Retype the lines beneath this one, from the first through the line containing "plt.rcParams['font.family'] = ['Liberation". Pictures are left out.

■ Records shown ■
★ ★ ★ ★ ★ ★ ★

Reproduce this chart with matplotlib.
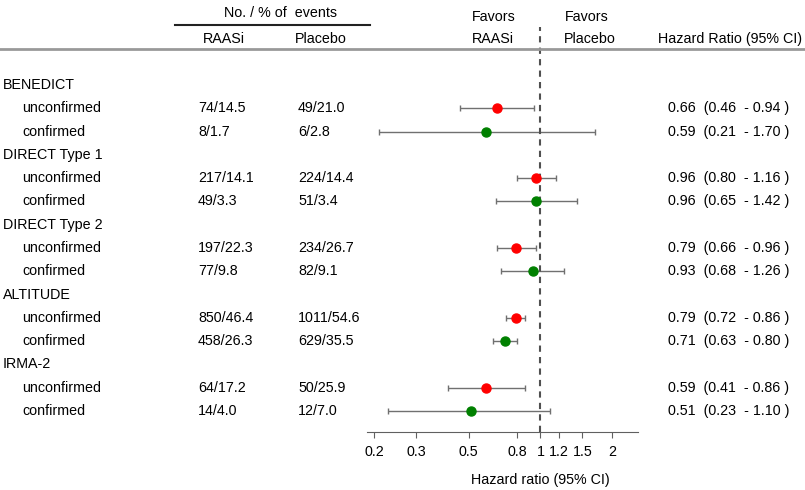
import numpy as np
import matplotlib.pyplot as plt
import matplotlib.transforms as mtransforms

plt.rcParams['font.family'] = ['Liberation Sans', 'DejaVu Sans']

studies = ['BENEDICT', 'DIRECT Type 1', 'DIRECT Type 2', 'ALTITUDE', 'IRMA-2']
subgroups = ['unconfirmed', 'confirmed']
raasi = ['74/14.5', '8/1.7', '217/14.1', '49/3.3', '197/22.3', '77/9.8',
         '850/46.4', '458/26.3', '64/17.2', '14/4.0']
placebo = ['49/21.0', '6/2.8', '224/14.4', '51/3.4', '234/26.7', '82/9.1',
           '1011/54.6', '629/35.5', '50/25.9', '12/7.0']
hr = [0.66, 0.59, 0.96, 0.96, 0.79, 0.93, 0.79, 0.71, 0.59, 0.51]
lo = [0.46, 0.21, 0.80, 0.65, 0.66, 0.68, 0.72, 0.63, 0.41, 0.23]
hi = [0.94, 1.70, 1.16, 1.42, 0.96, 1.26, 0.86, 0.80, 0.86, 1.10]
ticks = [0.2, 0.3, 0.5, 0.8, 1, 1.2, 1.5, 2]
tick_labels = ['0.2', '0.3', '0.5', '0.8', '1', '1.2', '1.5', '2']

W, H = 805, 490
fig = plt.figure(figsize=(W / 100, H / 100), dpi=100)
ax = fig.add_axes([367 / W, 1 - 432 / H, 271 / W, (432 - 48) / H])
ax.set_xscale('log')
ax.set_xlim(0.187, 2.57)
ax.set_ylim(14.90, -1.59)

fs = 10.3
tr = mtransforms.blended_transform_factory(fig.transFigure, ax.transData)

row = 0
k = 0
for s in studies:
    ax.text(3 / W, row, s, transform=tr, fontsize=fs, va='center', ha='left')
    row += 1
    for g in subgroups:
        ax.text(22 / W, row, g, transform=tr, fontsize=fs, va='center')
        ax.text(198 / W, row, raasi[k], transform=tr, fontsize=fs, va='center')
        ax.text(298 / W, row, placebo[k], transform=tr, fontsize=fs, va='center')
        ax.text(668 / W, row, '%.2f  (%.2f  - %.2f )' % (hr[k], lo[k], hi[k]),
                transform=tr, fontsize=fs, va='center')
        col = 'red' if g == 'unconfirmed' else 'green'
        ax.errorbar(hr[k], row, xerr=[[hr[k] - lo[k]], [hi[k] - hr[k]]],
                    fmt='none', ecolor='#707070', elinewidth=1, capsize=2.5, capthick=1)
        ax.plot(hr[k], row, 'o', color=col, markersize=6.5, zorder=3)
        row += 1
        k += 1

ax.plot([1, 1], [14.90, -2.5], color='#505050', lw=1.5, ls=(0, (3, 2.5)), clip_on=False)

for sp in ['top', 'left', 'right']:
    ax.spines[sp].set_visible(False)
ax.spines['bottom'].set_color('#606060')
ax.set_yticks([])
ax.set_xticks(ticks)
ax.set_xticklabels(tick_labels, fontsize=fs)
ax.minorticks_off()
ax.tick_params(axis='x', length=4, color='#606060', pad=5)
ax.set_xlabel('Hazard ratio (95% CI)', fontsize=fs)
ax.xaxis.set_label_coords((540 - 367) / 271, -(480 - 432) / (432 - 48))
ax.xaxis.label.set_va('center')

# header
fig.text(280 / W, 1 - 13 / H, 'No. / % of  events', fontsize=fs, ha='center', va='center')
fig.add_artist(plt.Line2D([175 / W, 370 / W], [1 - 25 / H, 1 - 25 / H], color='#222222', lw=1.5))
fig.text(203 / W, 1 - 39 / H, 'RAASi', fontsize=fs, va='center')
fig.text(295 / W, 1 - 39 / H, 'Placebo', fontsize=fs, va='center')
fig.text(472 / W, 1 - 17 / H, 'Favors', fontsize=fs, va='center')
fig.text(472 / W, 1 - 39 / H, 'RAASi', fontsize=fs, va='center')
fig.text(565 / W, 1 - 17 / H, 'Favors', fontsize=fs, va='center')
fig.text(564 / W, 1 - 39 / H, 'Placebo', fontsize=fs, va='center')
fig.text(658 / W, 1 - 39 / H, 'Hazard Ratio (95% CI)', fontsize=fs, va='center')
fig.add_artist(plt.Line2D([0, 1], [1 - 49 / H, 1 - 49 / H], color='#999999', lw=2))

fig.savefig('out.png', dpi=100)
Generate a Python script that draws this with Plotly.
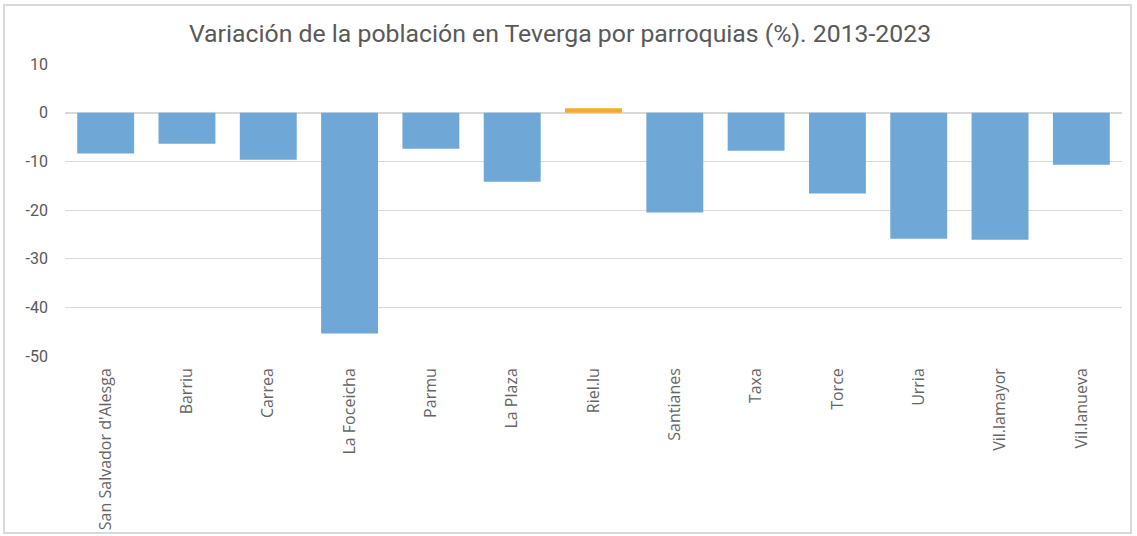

★ ★ ★ ★ ★ ★ ★

■ Finished task ■
Reproduce this chart with matplotlib.
import numpy as np
import matplotlib.pyplot as plt
import matplotlib.transforms as mtransforms

plt.rcParams['font.family'] = ['Liberation Sans', 'DejaVu Sans']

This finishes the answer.